[Record set]:

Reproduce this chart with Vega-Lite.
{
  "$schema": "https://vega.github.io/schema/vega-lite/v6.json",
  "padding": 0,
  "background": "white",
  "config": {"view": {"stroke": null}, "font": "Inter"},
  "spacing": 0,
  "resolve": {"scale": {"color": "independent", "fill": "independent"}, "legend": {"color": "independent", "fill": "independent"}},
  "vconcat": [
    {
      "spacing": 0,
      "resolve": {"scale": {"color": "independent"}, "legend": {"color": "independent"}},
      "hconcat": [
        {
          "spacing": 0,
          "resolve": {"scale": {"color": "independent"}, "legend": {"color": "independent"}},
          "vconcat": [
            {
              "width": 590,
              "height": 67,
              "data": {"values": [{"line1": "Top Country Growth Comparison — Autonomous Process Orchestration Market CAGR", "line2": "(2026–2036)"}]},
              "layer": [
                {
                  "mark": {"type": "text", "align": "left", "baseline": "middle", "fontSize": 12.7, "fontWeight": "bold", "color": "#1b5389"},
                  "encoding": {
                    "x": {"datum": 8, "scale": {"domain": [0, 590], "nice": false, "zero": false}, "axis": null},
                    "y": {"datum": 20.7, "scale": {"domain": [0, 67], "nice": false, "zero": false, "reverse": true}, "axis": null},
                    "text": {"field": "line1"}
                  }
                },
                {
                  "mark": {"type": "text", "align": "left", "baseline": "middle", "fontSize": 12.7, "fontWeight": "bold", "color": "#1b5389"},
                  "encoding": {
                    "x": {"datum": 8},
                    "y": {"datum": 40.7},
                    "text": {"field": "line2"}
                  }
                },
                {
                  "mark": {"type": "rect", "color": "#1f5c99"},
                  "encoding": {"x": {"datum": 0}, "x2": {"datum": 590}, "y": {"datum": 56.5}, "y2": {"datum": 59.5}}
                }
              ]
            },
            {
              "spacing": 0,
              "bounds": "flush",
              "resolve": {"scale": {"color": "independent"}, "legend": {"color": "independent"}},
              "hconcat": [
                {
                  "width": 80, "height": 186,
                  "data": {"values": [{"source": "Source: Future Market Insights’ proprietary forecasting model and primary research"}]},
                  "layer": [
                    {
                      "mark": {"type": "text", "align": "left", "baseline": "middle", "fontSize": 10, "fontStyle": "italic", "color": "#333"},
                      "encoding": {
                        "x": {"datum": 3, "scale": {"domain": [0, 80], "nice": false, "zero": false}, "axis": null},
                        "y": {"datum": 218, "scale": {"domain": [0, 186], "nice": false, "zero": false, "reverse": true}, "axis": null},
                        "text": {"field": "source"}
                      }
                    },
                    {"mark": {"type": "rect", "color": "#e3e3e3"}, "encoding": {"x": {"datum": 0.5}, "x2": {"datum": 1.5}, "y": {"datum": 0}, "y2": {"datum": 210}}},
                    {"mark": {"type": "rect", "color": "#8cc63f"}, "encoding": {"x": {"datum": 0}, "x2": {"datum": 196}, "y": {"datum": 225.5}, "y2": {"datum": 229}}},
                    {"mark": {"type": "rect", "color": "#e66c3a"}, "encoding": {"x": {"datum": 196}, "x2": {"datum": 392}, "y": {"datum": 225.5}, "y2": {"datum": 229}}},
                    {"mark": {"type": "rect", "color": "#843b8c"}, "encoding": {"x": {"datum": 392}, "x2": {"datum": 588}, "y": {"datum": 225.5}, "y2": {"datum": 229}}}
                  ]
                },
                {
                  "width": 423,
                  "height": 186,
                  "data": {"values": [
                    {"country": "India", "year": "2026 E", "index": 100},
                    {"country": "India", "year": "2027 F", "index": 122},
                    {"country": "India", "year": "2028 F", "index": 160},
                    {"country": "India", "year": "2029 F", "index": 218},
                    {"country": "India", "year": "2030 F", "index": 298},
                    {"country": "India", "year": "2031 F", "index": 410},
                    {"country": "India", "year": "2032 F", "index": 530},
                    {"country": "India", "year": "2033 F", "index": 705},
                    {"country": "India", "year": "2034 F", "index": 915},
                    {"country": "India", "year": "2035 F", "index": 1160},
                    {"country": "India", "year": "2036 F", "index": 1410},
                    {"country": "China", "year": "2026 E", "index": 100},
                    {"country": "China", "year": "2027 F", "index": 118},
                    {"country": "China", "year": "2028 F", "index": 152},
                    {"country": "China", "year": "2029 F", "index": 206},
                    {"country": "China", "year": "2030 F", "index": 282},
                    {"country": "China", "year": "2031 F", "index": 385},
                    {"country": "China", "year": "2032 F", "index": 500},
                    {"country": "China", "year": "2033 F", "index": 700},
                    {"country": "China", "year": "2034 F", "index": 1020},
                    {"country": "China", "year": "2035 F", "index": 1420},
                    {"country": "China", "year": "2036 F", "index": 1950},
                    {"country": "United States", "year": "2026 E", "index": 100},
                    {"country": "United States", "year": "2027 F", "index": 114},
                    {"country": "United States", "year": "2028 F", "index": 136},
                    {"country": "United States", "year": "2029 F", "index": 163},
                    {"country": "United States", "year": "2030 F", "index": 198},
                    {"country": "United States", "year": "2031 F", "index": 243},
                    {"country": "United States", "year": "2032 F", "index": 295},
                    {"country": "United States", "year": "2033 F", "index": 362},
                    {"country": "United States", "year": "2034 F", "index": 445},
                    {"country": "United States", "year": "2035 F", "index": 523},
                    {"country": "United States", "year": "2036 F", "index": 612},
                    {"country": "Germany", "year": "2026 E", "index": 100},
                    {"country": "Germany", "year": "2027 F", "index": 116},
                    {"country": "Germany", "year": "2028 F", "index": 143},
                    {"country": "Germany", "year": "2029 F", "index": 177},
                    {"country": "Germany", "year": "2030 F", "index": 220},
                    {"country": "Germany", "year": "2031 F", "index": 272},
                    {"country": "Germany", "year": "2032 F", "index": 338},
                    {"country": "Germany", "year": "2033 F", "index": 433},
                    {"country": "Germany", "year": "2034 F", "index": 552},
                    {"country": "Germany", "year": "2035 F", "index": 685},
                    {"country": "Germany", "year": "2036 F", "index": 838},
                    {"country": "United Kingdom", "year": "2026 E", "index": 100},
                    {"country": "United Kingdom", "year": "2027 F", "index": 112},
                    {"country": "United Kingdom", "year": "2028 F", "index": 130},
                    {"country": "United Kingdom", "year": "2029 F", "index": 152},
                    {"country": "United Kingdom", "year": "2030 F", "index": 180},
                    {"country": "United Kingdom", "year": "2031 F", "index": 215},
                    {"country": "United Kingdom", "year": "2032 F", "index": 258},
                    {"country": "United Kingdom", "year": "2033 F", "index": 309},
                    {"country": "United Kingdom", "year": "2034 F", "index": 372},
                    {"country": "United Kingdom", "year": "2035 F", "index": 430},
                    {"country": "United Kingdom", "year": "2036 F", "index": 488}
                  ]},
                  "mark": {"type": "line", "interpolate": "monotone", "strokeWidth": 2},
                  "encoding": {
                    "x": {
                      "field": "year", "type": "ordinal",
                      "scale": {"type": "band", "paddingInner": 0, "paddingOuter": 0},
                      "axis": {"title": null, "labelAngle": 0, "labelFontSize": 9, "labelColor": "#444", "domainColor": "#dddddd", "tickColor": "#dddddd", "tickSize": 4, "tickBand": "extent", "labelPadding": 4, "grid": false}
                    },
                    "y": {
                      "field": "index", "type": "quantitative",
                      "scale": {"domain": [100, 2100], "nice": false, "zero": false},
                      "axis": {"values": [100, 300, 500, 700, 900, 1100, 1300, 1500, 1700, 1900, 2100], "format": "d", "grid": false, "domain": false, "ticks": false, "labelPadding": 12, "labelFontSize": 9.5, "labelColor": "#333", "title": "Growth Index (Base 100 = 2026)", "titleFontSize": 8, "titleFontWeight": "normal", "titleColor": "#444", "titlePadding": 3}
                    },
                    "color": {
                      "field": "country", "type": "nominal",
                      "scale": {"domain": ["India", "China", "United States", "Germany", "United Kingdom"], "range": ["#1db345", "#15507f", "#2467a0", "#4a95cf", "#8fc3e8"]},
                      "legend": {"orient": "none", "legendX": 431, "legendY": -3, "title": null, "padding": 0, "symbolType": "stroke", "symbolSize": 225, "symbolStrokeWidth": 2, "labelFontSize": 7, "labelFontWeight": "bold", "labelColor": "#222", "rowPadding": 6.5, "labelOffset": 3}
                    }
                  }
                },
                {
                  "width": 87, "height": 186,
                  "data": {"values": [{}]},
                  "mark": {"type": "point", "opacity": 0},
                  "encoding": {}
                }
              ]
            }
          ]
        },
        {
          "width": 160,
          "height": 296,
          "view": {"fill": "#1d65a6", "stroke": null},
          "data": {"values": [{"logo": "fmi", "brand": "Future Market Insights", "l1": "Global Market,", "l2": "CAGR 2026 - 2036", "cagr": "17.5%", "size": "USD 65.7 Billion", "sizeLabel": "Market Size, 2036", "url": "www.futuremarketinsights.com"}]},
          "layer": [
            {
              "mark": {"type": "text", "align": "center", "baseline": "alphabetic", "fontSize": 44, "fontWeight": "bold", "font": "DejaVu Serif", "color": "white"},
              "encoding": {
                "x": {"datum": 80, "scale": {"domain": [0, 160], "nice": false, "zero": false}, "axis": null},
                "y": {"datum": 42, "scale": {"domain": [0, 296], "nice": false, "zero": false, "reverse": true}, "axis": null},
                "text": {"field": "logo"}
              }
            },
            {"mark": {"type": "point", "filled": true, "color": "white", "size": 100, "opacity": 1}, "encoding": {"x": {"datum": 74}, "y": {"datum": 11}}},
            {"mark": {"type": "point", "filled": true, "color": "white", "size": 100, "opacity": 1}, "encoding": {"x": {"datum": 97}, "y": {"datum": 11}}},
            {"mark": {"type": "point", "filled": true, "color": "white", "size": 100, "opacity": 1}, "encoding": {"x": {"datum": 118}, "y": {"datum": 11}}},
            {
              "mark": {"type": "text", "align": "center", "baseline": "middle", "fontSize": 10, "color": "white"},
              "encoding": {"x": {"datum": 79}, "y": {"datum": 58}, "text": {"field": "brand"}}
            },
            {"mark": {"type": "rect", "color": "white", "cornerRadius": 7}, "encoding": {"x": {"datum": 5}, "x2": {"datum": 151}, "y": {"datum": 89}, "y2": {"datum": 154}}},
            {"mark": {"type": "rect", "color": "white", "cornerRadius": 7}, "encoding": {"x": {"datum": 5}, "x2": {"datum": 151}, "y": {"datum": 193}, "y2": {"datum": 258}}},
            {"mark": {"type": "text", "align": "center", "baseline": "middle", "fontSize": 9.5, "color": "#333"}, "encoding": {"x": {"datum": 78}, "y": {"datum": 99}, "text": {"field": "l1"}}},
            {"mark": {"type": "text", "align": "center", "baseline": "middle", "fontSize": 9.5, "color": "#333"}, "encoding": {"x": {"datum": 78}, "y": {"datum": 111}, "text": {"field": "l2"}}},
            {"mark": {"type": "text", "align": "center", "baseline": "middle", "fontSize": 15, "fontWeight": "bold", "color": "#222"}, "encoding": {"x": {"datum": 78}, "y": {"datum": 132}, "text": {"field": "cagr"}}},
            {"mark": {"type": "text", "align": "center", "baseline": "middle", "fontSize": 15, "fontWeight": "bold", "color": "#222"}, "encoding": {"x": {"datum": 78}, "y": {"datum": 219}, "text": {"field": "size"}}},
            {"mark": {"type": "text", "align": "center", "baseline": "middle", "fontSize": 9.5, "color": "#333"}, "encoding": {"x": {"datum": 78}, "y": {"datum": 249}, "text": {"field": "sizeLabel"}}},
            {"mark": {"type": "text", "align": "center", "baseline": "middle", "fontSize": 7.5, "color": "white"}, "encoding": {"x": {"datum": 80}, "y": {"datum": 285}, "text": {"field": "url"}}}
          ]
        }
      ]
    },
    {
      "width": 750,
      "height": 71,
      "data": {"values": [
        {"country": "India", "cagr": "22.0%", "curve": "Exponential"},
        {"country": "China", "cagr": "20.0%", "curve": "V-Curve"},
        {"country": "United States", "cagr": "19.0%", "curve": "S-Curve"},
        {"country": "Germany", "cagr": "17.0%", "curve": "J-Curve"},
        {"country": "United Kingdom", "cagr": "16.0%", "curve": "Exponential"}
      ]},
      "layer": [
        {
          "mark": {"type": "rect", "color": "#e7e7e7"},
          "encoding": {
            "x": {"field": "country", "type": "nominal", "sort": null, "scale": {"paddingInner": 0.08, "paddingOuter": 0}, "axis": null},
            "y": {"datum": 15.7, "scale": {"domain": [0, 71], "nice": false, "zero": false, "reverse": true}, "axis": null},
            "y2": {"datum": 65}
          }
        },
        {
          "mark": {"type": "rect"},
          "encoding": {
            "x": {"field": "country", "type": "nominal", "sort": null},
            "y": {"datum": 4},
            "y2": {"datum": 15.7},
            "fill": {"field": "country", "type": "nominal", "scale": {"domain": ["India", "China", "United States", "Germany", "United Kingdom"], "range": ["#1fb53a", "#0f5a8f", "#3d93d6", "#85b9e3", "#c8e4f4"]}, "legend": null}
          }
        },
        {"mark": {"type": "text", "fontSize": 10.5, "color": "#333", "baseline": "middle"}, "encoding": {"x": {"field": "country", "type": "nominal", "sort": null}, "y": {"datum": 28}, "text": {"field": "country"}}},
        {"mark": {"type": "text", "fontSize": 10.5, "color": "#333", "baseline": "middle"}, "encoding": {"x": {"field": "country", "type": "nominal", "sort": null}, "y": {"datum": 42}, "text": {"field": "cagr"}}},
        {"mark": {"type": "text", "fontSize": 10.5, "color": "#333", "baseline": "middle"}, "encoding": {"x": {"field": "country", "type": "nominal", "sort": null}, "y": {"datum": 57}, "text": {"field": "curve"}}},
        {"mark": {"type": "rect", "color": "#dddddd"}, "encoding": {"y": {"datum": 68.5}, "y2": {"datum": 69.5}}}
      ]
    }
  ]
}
...
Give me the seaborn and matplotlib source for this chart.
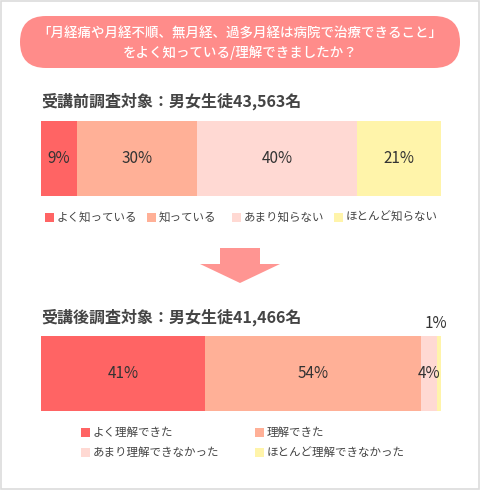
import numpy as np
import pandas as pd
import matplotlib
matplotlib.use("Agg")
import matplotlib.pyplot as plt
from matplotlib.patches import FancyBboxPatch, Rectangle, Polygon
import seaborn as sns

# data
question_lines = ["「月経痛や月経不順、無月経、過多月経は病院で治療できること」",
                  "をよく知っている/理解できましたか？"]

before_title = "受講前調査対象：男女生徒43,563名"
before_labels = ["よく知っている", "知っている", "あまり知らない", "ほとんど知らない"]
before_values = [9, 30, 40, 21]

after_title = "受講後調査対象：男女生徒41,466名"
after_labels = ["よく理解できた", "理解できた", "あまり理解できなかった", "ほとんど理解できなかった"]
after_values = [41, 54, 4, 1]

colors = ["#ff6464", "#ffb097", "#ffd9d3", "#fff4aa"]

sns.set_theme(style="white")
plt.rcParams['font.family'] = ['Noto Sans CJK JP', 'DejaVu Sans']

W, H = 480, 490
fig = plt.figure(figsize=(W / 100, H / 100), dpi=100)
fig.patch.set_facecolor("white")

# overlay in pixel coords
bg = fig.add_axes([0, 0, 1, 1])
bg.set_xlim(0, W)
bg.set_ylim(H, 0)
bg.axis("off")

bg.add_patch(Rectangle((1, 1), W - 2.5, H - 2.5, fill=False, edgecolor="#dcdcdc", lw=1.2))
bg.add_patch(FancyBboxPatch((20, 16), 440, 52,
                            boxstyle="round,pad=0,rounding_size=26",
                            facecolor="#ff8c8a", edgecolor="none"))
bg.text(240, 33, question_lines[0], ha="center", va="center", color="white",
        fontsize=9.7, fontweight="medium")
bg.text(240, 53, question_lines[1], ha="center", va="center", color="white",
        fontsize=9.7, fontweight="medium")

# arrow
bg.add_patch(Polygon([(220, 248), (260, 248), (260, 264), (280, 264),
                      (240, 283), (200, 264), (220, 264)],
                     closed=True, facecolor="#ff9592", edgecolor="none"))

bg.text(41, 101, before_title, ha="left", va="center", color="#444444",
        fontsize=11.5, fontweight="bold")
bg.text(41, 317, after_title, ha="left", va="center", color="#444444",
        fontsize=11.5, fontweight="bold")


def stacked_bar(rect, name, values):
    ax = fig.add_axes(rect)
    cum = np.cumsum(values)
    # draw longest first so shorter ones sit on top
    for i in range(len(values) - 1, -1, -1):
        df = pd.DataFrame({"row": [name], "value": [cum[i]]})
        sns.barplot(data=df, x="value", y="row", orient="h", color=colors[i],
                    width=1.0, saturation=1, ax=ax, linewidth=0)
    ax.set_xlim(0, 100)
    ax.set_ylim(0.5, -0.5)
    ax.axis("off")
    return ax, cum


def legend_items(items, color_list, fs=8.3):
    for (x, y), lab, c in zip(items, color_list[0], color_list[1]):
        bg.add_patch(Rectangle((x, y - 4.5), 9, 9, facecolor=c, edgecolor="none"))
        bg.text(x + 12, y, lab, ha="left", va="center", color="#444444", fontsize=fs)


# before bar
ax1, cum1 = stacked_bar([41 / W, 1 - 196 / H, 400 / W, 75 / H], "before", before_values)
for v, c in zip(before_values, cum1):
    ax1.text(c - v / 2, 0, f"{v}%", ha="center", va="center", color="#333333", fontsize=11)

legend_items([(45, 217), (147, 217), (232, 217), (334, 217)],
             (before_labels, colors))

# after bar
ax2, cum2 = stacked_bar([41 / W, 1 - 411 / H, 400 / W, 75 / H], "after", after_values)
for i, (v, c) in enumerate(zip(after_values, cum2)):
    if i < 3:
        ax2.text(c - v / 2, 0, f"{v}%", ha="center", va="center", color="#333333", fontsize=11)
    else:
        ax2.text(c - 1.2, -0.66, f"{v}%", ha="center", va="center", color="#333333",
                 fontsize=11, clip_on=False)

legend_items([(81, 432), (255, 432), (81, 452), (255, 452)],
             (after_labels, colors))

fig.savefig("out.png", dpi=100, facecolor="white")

[Task details]: Look above and copy only the lines from the one holding "Give me the" to the one holding "before_values = [9, 30, 40, 21]", both included, exactly, minus the pictures.

[Complete answer]:
Give me the seaborn and matplotlib source for this chart.
import numpy as np
import pandas as pd
import matplotlib
matplotlib.use("Agg")
import matplotlib.pyplot as plt
from matplotlib.patches import FancyBboxPatch, Rectangle, Polygon
import seaborn as sns

# data
question_lines = ["「月経痛や月経不順、無月経、過多月経は病院で治療できること」",
                  "をよく知っている/理解できましたか？"]

before_title = "受講前調査対象：男女生徒43,563名"
before_labels = ["よく知っている", "知っている", "あまり知らない", "ほとんど知らない"]
before_values = [9, 30, 40, 21]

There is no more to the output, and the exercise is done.